Data section start

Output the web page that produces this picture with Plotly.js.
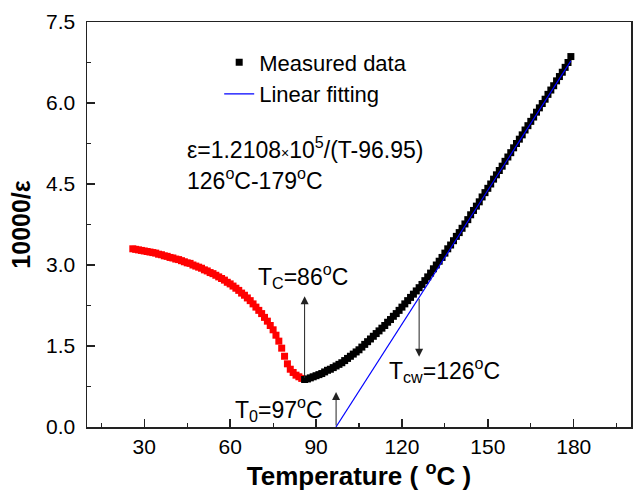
<!DOCTYPE html>
<html>
<head>
<meta charset="utf-8">
<script src="https://cdn.plot.ly/plotly-3.0.1.min.js"></script>
<style>
  html, body { margin: 0; padding: 0; background: #fff; }
  #chart { width: 634px; height: 495px; }
</style>
</head>
<body>
<div id="chart"></div>
<script>
// Ferroelectric side (below T_C): temperature (°C) and 10000/ε
const ferroTemp = [26, 27, 28, 29, 30, 31, 32, 33, 34, 35, 36, 37, 38, 39, 40, 41, 42, 43, 44, 45,
  46, 47, 48, 49, 50, 51, 52, 53, 54, 55, 56, 57, 58, 59, 60, 61, 62, 63, 64, 65,
  66, 67, 68, 69, 70, 71, 72, 73, 74, 75, 76, 77, 78, 79, 80, 81, 82, 83, 84, 85];
const ferroInv = [3.30, 3.29, 3.28, 3.27, 3.26, 3.25, 3.24, 3.23, 3.22, 3.20, 3.19, 3.17, 3.16, 3.14, 3.13, 3.11, 3.10, 3.08, 3.06, 3.04,
  3.03, 3.00, 2.98, 2.96, 2.94, 2.91, 2.89, 2.86, 2.84, 2.81, 2.78, 2.75, 2.72, 2.68, 2.65, 2.61, 2.57, 2.53, 2.48, 2.44,
  2.39, 2.34, 2.28, 2.22, 2.16, 2.10, 2.03, 1.96, 1.88, 1.80, 1.70, 1.59, 1.46, 1.31, 1.17, 1.07, 1.01, 0.96, 0.93, 0.90];

// Paraelectric side (from T_C upward)
const paraTemp = [86, 87, 88, 89, 90, 91, 92, 93, 94, 95, 96, 97, 98, 99, 100, 101, 102, 103, 104, 105,
  106, 107, 108, 109, 110, 111, 112, 113, 114, 115, 116, 117, 118, 119, 120, 121, 122, 123, 124, 125,
  126, 127, 128, 129, 130, 131, 132, 133, 134, 135, 136, 137, 138, 139, 140, 141, 142, 143, 144, 145,
  146, 147, 148, 149, 150, 151, 152, 153, 154, 155, 156, 157, 158, 159, 160, 161, 162, 163, 164, 165,
  166, 167, 168, 169, 170, 171, 172, 173, 174, 175, 176, 177, 178, 179];
const paraInv = [0.88, 0.89, 0.91, 0.93, 0.95, 0.97, 0.99, 1.02, 1.05, 1.07, 1.10, 1.13, 1.16, 1.19, 1.23, 1.27, 1.31, 1.35, 1.39, 1.43,
  1.48, 1.53, 1.58, 1.63, 1.68, 1.73, 1.78, 1.83, 1.88, 1.94, 1.99, 2.05, 2.10, 2.16, 2.22, 2.28, 2.34, 2.40, 2.46, 2.52,
  2.58, 2.64, 2.71, 2.78, 2.85, 2.93, 3.00, 3.07, 3.14, 3.22, 3.30, 3.37, 3.45, 3.53, 3.60, 3.68, 3.76, 3.84, 3.93, 4.01,
  4.09, 4.17, 4.26, 4.34, 4.42, 4.50, 4.59, 4.67, 4.75, 4.83, 4.92, 5.00, 5.08, 5.17, 5.25, 5.33, 5.41, 5.50, 5.58, 5.66,
  5.74, 5.83, 5.91, 5.99, 6.07, 6.16, 6.24, 6.32, 6.41, 6.49, 6.57, 6.66, 6.75, 6.86];

// Curie-Weiss linear fit end points
const fitTemp = [96.95, 179];
const fitInv = [0, 6.78];

// Characteristic temperatures: T_C, T_0, T_cw and arrow spans (10000/ε)
const markTemp = [86, 97, 126];
const arrowFrom = [0.88, 0, 2.40];
const arrowTo = [2.42, 0.65, 1.30];

// Tick labels
const xTicks = [30, 60, 90, 120, 150, 180];
const yTicks = [0, 1.5, 3.0, 4.5, 6.0, 7.5];

const FONT = 'Liberation Sans, Arial, sans-serif';

const traces = [
  {
    x: ferroTemp, y: ferroInv, type: 'scatter', mode: 'markers',
    marker: { symbol: 'square', size: 7, color: '#ff0000' },
    showlegend: false, hoverinfo: 'skip'
  },
  {
    x: paraTemp, y: paraInv, type: 'scatter', mode: 'markers', name: 'Measured data',
    marker: { symbol: 'square', size: 7, color: '#000000' }
  },
  {
    x: fitTemp, y: fitInv, type: 'scatter', mode: 'lines', name: 'Linear fitting',
    line: { color: '#0000ff', width: 1.2 }
  }
];

const arrows = markTemp.map((t, i) => ({
  x: t, y: arrowTo[i], ax: t, ay: arrowFrom[i],
  xref: 'x', yref: 'y', axref: 'x', ayref: 'y',
  text: '', showarrow: true, arrowhead: 2, arrowsize: 1.6, arrowwidth: 1,
  arrowcolor: '#222', standoff: 0, startstandoff: 0
}));

const textFont = { family: FONT, size: 23, color: '#000' };
const labels = [
  { x: 44.3, y: 5.17, text: 'ε=1.2108<span style="font-size:14px">×</span>10<sup>5</sup>/(T-96.95)' },
  { x: 44.3, y: 4.60, text: '126<sup>o</sup>C-179<sup>o</sup>C' },
  { x: 69.1, y: 2.80, text: 'T<sub>C</sub>=86<sup>o</sup>C' },
  { x: 61.0, y: 0.34, text: 'T<sub>0</sub>=97<sup>o</sup>C' },
  { x: 114.7, y: 1.06, text: 'T<sub>cw</sub>=126<sup>o</sup>C' }
].map(a => Object.assign({
  xref: 'x', yref: 'y', xanchor: 'left', yanchor: 'middle',
  showarrow: false, font: textFont
}, a));

const axisCommon = {
  showline: true, linecolor: '#222', linewidth: 1.5, mirror: true,
  ticks: 'inside', ticklen: 8, tickwidth: 1.5, tickcolor: '#222',
  showgrid: false, zeroline: false,
  tickfont: { family: FONT, size: 21, color: '#000' }
};

const layout = {
  width: 634, height: 495,
  margin: { l: 87, r: 3, t: 22, b: 68 },
  paper_bgcolor: '#fff', plot_bgcolor: '#fff',
  font: { family: FONT, color: '#000' },
  xaxis: Object.assign({}, axisCommon, {
    range: [10, 200], tickvals: xTicks,
    minor: { dtick: 15, tick0: 0, ticks: 'inside', ticklen: 4, tickwidth: 1.2, tickcolor: '#222' },
    title: { text: '<b>Temperature ( <sup>o</sup>C )</b>', font: { family: FONT, size: 26, color: '#000' }, standoff: 5 }
  }),
  yaxis: Object.assign({}, axisCommon, {
    range: [0, 7.5], tickvals: yTicks, tickformat: '.1f', ticklabelstandoff: 6,
    minor: { dtick: 0.75, tick0: 0, ticks: 'inside', ticklen: 4, tickwidth: 1.2, tickcolor: '#222' },
    title: { text: '<b>10000/ε</b>', font: { family: FONT, size: 25, color: '#000' }, standoff: 8 }
  }),
  showlegend: true,
  legend: {
    x: 0.243, y: 0.952, xanchor: 'left', yanchor: 'top',
    bgcolor: 'rgba(0,0,0,0)', borderwidth: 0,
    font: { family: FONT, size: 22, color: '#000' },
    tracegroupgap: 0
  },
  annotations: arrows.concat(labels)
};

Plotly.newPlot('chart', traces, layout, { displayModeBar: false, staticPlot: true });
</script>
</body>
</html>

Data section end

▶ _What the task requires_: Write the lines above out again exactly, without any of their pictures.

▶ _Full answer_:
Output the web page that produces this picture with Plotly.js.
<!DOCTYPE html>
<html>
<head>
<meta charset="utf-8">
<script src="https://cdn.plot.ly/plotly-3.0.1.min.js"></script>
<style>
  html, body { margin: 0; padding: 0; background: #fff; }
  #chart { width: 634px; height: 495px; }
</style>
</head>
<body>
<div id="chart"></div>
<script>
// Ferroelectric side (below T_C): temperature (°C) and 10000/ε
const ferroTemp = [26, 27, 28, 29, 30, 31, 32, 33, 34, 35, 36, 37, 38, 39, 40, 41, 42, 43, 44, 45,
  46, 47, 48, 49, 50, 51, 52, 53, 54, 55, 56, 57, 58, 59, 60, 61, 62, 63, 64, 65,
  66, 67, 68, 69, 70, 71, 72, 73, 74, 75, 76, 77, 78, 79, 80, 81, 82, 83, 84, 85];
const ferroInv = [3.30, 3.29, 3.28, 3.27, 3.26, 3.25, 3.24, 3.23, 3.22, 3.20, 3.19, 3.17, 3.16, 3.14, 3.13, 3.11, 3.10, 3.08, 3.06, 3.04,
  3.03, 3.00, 2.98, 2.96, 2.94, 2.91, 2.89, 2.86, 2.84, 2.81, 2.78, 2.75, 2.72, 2.68, 2.65, 2.61, 2.57, 2.53, 2.48, 2.44,
  2.39, 2.34, 2.28, 2.22, 2.16, 2.10, 2.03, 1.96, 1.88, 1.80, 1.70, 1.59, 1.46, 1.31, 1.17, 1.07, 1.01, 0.96, 0.93, 0.90];

// Paraelectric side (from T_C upward)
const paraTemp = [86, 87, 88, 89, 90, 91, 92, 93, 94, 95, 96, 97, 98, 99, 100, 101, 102, 103, 104, 105,
  106, 107, 108, 109, 110, 111, 112, 113, 114, 115, 116, 117, 118, 119, 120, 121, 122, 123, 124, 125,
  126, 127, 128, 129, 130, 131, 132, 133, 134, 135, 136, 137, 138, 139, 140, 141, 142, 143, 144, 145,
  146, 147, 148, 149, 150, 151, 152, 153, 154, 155, 156, 157, 158, 159, 160, 161, 162, 163, 164, 165,
  166, 167, 168, 169, 170, 171, 172, 173, 174, 175, 176, 177, 178, 179];
const paraInv = [0.88, 0.89, 0.91, 0.93, 0.95, 0.97, 0.99, 1.02, 1.05, 1.07, 1.10, 1.13, 1.16, 1.19, 1.23, 1.27, 1.31, 1.35, 1.39, 1.43,
  1.48, 1.53, 1.58, 1.63, 1.68, 1.73, 1.78, 1.83, 1.88, 1.94, 1.99, 2.05, 2.10, 2.16, 2.22, 2.28, 2.34, 2.40, 2.46, 2.52,
  2.58, 2.64, 2.71, 2.78, 2.85, 2.93, 3.00, 3.07, 3.14, 3.22, 3.30, 3.37, 3.45, 3.53, 3.60, 3.68, 3.76, 3.84, 3.93, 4.01,
  4.09, 4.17, 4.26, 4.34, 4.42, 4.50, 4.59, 4.67, 4.75, 4.83, 4.92, 5.00, 5.08, 5.17, 5.25, 5.33, 5.41, 5.50, 5.58, 5.66,
  5.74, 5.83, 5.91, 5.99, 6.07, 6.16, 6.24, 6.32, 6.41, 6.49, 6.57, 6.66, 6.75, 6.86];

// Curie-Weiss linear fit end points
const fitTemp = [96.95, 179];
const fitInv = [0, 6.78];

// Characteristic temperatures: T_C, T_0, T_cw and arrow spans (10000/ε)
const markTemp = [86, 97, 126];
const arrowFrom = [0.88, 0, 2.40];
const arrowTo = [2.42, 0.65, 1.30];

// Tick labels
const xTicks = [30, 60, 90, 120, 150, 180];
const yTicks = [0, 1.5, 3.0, 4.5, 6.0, 7.5];

const FONT = 'Liberation Sans, Arial, sans-serif';

const traces = [
  {
    x: ferroTemp, y: ferroInv, type: 'scatter', mode: 'markers',
    marker: { symbol: 'square', size: 7, color: '#ff0000' },
    showlegend: false, hoverinfo: 'skip'
  },
  {
    x: paraTemp, y: paraInv, type: 'scatter', mode: 'markers', name: 'Measured data',
    marker: { symbol: 'square', size: 7, color: '#000000' }
  },
  {
    x: fitTemp, y: fitInv, type: 'scatter', mode: 'lines', name: 'Linear fitting',
    line: { color: '#0000ff', width: 1.2 }
  }
];

const arrows = markTemp.map((t, i) => ({
  x: t, y: arrowTo[i], ax: t, ay: arrowFrom[i],
  xref: 'x', yref: 'y', axref: 'x', ayref: 'y',
  text: '', showarrow: true, arrowhead: 2, arrowsize: 1.6, arrowwidth: 1,
  arrowcolor: '#222', standoff: 0, startstandoff: 0
}));

const textFont = { family: FONT, size: 23, color: '#000' };
const labels = [
  { x: 44.3, y: 5.17, text: 'ε=1.2108<span style="font-size:14px">×</span>10<sup>5</sup>/(T-96.95)' },
  { x: 44.3, y: 4.60, text: '126<sup>o</sup>C-179<sup>o</sup>C' },
  { x: 69.1, y: 2.80, text: 'T<sub>C</sub>=86<sup>o</sup>C' },
  { x: 61.0, y: 0.34, text: 'T<sub>0</sub>=97<sup>o</sup>C' },
  { x: 114.7, y: 1.06, text: 'T<sub>cw</sub>=126<sup>o</sup>C' }
].map(a => Object.assign({
  xref: 'x', yref: 'y', xanchor: 'left', yanchor: 'middle',
  showarrow: false, font: textFont
}, a));

const axisCommon = {
  showline: true, linecolor: '#222', linewidth: 1.5, mirror: true,
  ticks: 'inside', ticklen: 8, tickwidth: 1.5, tickcolor: '#222',
  showgrid: false, zeroline: false,
  tickfont: { family: FONT, size: 21, color: '#000' }
};

const layout = {
  width: 634, height: 495,
  margin: { l: 87, r: 3, t: 22, b: 68 },
  paper_bgcolor: '#fff', plot_bgcolor: '#fff',
  font: { family: FONT, color: '#000' },
  xaxis: Object.assign({}, axisCommon, {
    range: [10, 200], tickvals: xTicks,
    minor: { dtick: 15, tick0: 0, ticks: 'inside', ticklen: 4, tickwidth: 1.2, tickcolor: '#222' },
    title: { text: '<b>Temperature ( <sup>o</sup>C )</b>', font: { family: FONT, size: 26, color: '#000' }, standoff: 5 }
  }),
  yaxis: Object.assign({}, axisCommon, {
    range: [0, 7.5], tickvals: yTicks, tickformat: '.1f', ticklabelstandoff: 6,
    minor: { dtick: 0.75, tick0: 0, ticks: 'inside', ticklen: 4, tickwidth: 1.2, tickcolor: '#222' },
    title: { text: '<b>10000/ε</b>', font: { family: FONT, size: 25, color: '#000' }, standoff: 8 }
  }),
  showlegend: true,
  legend: {
    x: 0.243, y: 0.952, xanchor: 'left', yanchor: 'top',
    bgcolor: 'rgba(0,0,0,0)', borderwidth: 0,
    font: { family: FONT, size: 22, color: '#000' },
    tracegroupgap: 0
  },
  annotations: arrows.concat(labels)
};

Plotly.newPlot('chart', traces, layout, { displayModeBar: false, staticPlot: true });
</script>
</body>
</html>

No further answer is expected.